Method calls inside other methods: We note that we only disallow method calls from inside other methods to simplify our formal treatment. Because our verification conditions operate at the lower granularity of memory events, it is not sensitive to whether these memory events are generated directly by statements inside a method body, or by a method call inside the body. In either case, our verification technique would still search for a potential or actual non-robustness witness.
Minor Comments:
Review-B
Comparison with DRF: The DRF property associated with a relaxed memory model typically asserts that if a program does not have races under SC (where a race can be defined either operationally or declaratively) then the program will not exhibit new behaviors under the relaxed memory model. As observed by the reviewer, this closely resembles the definition of execution-graph robustness, and indeed prior work ([Lahav and Margarit, PLDI 19], [Margarit and Lahav, POPL 21]) have formally proved a correspondence between the two definitions (see e.g., p14 of the POPL'21 paper). In this work, however, our goal is to automatically verify that a library implementation satisfies this property across all of its (unbounded) executions. Towards this end, we propose a novel inductive technique that crucially defines both (a) a general inductive invariant to handle unbounded executions and (b) a verification strategy that takes advantage of the high-level SC specifications of the library that helps to strengthen the inductive hypothesis and reduces the space of possible executions that need to be examined. We are unaware of any prior DRF-based verification technique that provides an automated verification methodology in this setting.
Moreover, our definition of effect robustness is specifically tailored for dealing with libraries, which often may have benign races that do not affect its observable behavior; effect robustness allows us to ignore such races, which, in turn, leads to important precision gains.
Specification language: Our technique establishes effect robustness, which ensures that every observable behavior of the library implementation (in terms of invocation argument and return values) under RC20 should also be possible under SC (L-834, Def. 5.1). Towards this end, we only consider robustness of events that contribute (directly or indirectly) towards the return value. Hence, the example provided by the reviewer is indeed effect-robust, since the return values of both methods are independent of all the other operations. Because the 'fail()' operation is an internal library event, it does not have any impact on observable behavior.
We specify correctness of SC executions using only the invocation events in an execution (Line 545, Def. 3.2, notice that each axiom \(\mathcal{A}_i\) is only applied on \(\Gamma\), the set of invocation events). As such, specification axioms can only constrain argument and return values, as well as the happens-before ordering among invocation events. We will expand on this description in the revised version.
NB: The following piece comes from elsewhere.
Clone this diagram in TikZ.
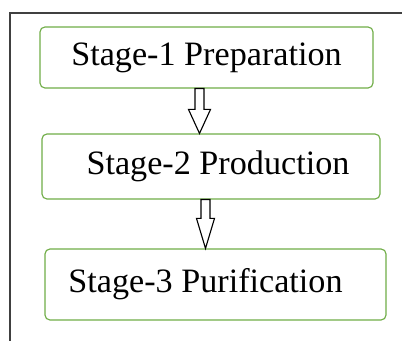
\documentclass[tikz,border=0pt]{standalone}
\usepackage{fontspec}
\setmainfont{Liberation Serif}
\usetikzlibrary{calc}

\definecolor{stagegreen}{RGB}{112,173,71}
\definecolor{framegray}{RGB}{64,64,64}

\tikzset{
  stage/.style={draw=stagegreen, line width=0.8pt, rounded corners=3.5pt,
    fill=white, inner sep=0pt, font=\fontsize{24.3}{29}\selectfont},
  hollowarrow/.style={draw=black, line width=0.8pt, fill=white, line join=miter}
}

% block arrow: from node, to node, x centre, head half width, head length
\newcommand{\stagearrow}[5]{%
\draw[hollowarrow] let \p1=(#1.south), \p2=(#2.north) in
  ({#3cm-0.1125cm},\y1) -- ({#3cm-0.1125cm},{\y2+#5cm})
  -- ({#3cm-#4cm},{\y2+#5cm}) -- (#3cm,\y2)
  -- ({#3cm+#4cm},{\y2+#5cm}) -- ({#3cm+0.1125cm},{\y2+#5cm})
  -- ({#3cm+0.1125cm},\y1) -- cycle;}

\begin{document}
\begin{tikzpicture}

\useasboundingbox (0,0) rectangle (10.05,8.525);

\begin{scope}[line width=1.4pt, draw=framegray]
\draw (0.25,0) -- (0.25,8.2) -- (10.05,8.2);
\end{scope}

\begin{scope}[stage]
\node[stage, minimum width=8.325cm, minimum height=1.525cm] (s1) at (5.1625,7.0875) {Stage-1 Preparation};
\node[stage, minimum width=8.45cm, minimum height=1.625cm] (s2) at (5.275,4.3625) {\hspace*{0.35cm}Stage-2 Production};
\node[stage, minimum width=8.525cm, minimum height=1.775cm] (s3) at (5.3875,1.4125) {Stage-3 Purification\hspace*{0.5cm}};
\end{scope}

\stagearrow{s1}{s2}{4.9875}{0.275}{0.6}
\stagearrow{s2}{s3}{5.1375}{0.225}{0.75}

\end{tikzpicture}
\end{document}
For specifications involving unreachability of a program point, if it can affect the observable library behavior, then our technique will indeed be applicable. In the example provided by the reviewer, if the fail() location affected the return value of the method, then the program would be neither effect-robust nor execution-graph robust, and this would be detected by our tool in the form of an explicit non-robustness witness.
Review-C
We note that the primary contribution of this work is a fully automated technique to verify robustness of library implementations assuming the most general client. We are unaware of any prior work that automatically establishes robustness of arbitrarily long executions involving an unbounded number of threads, only given an SC correctness specification.
Novelty of the proposed work: While the definition of C11 robustness facilitates incremental verification, all prior works targeting library robustness (including those given by the reviewer) only perform bounded verification, assuming a constant number of threads. Hence, we do not believe they can be directly used for verifying library implementations in the presence of a most general client. Further, performing bounded verification for library implementation is unsound, as the library may manifest non-robust executions depending on a certain number of threads/invocations. As a concrete example, note the implementation in Fig. 7 in the paper exhibits a non-(execution-graph) robust execution with at least 4 invocations. Running this program on existing model-checking tools assuming e.g., only 3 invocations would not reveal the robustness violation.
As a more realistic example, we created a simple concurrent set library implementation to demonstrate this problem. The set is implemented as a sorted linked list. The add operation is implemented as a search for the correct position in the list, followed by the allocation of a new node; field updates are implemented using CAS operations. Our test program creates a designated thread to check membership and multiple concurrent threads to add elements. We run this program through GenMC (https://plv.mpi-sws.org/genmc/) a state-of-the-art stateless model checker for weak memory systems to check for robustness violations. We note that if the CAS operations are relaxed (not acquire release), then in two threads no robustness violations are observed, although a violation is detected when using 3 threads. In the two thread case, the thread executing the add operations induces a total order on its CAS operations (due to session order). But in 3 threads, concurrent CAS operations in the 2 concurrent adding threads do not form a total order. We highlight that we directly run the model checker as-is on the library implementation and the test code, without any changes on our end. The implementation and results of running the model checker on the implementation can be found at this anonymized link - https://github.com/m5vnv4sjvtc/automated-robustness-rebuttal. The output of our tool, which successfully identifies the robustness violation, along with an explanation of its results is also provided.
Finally, we also note that performing incremental robustness verification in the unbounded case is not straightforward, as we cannot directly use robustness as an inductive invariant (see Line 660). Our main insight is to strengthen the inductive hypothesis with two conditions \(\Phi_{src}\) and \(\Phi_{dst}\), which together ensure robustness at both source and destination to make it inductive. Our second important insight is to demonstrate that both these conditions can be automatically inferred from the high level SC specification of the library.
Silent actions: These correspond to actions in an invocation that do not access the shared memory (Line 377). These actions will occur in the program semantics transition system (\(\Omega_L\)), and not in the memory model transition system.
States in \(\S 3\): The states of the program semantics LTS maintain necessary bookkeeping information such as active invocations per thread and local variables valuation per invocation. The LTS is described in detail in the supplemental material. The states of the memory model LTS are just execution graphs; this is the standard LTS formulation used in previous work.
Well-formedness conditions: We do require \(rf\) to be functional and total in its range. We thank the reviewer for pointing out this omission; we will be sure to add this in the revised version.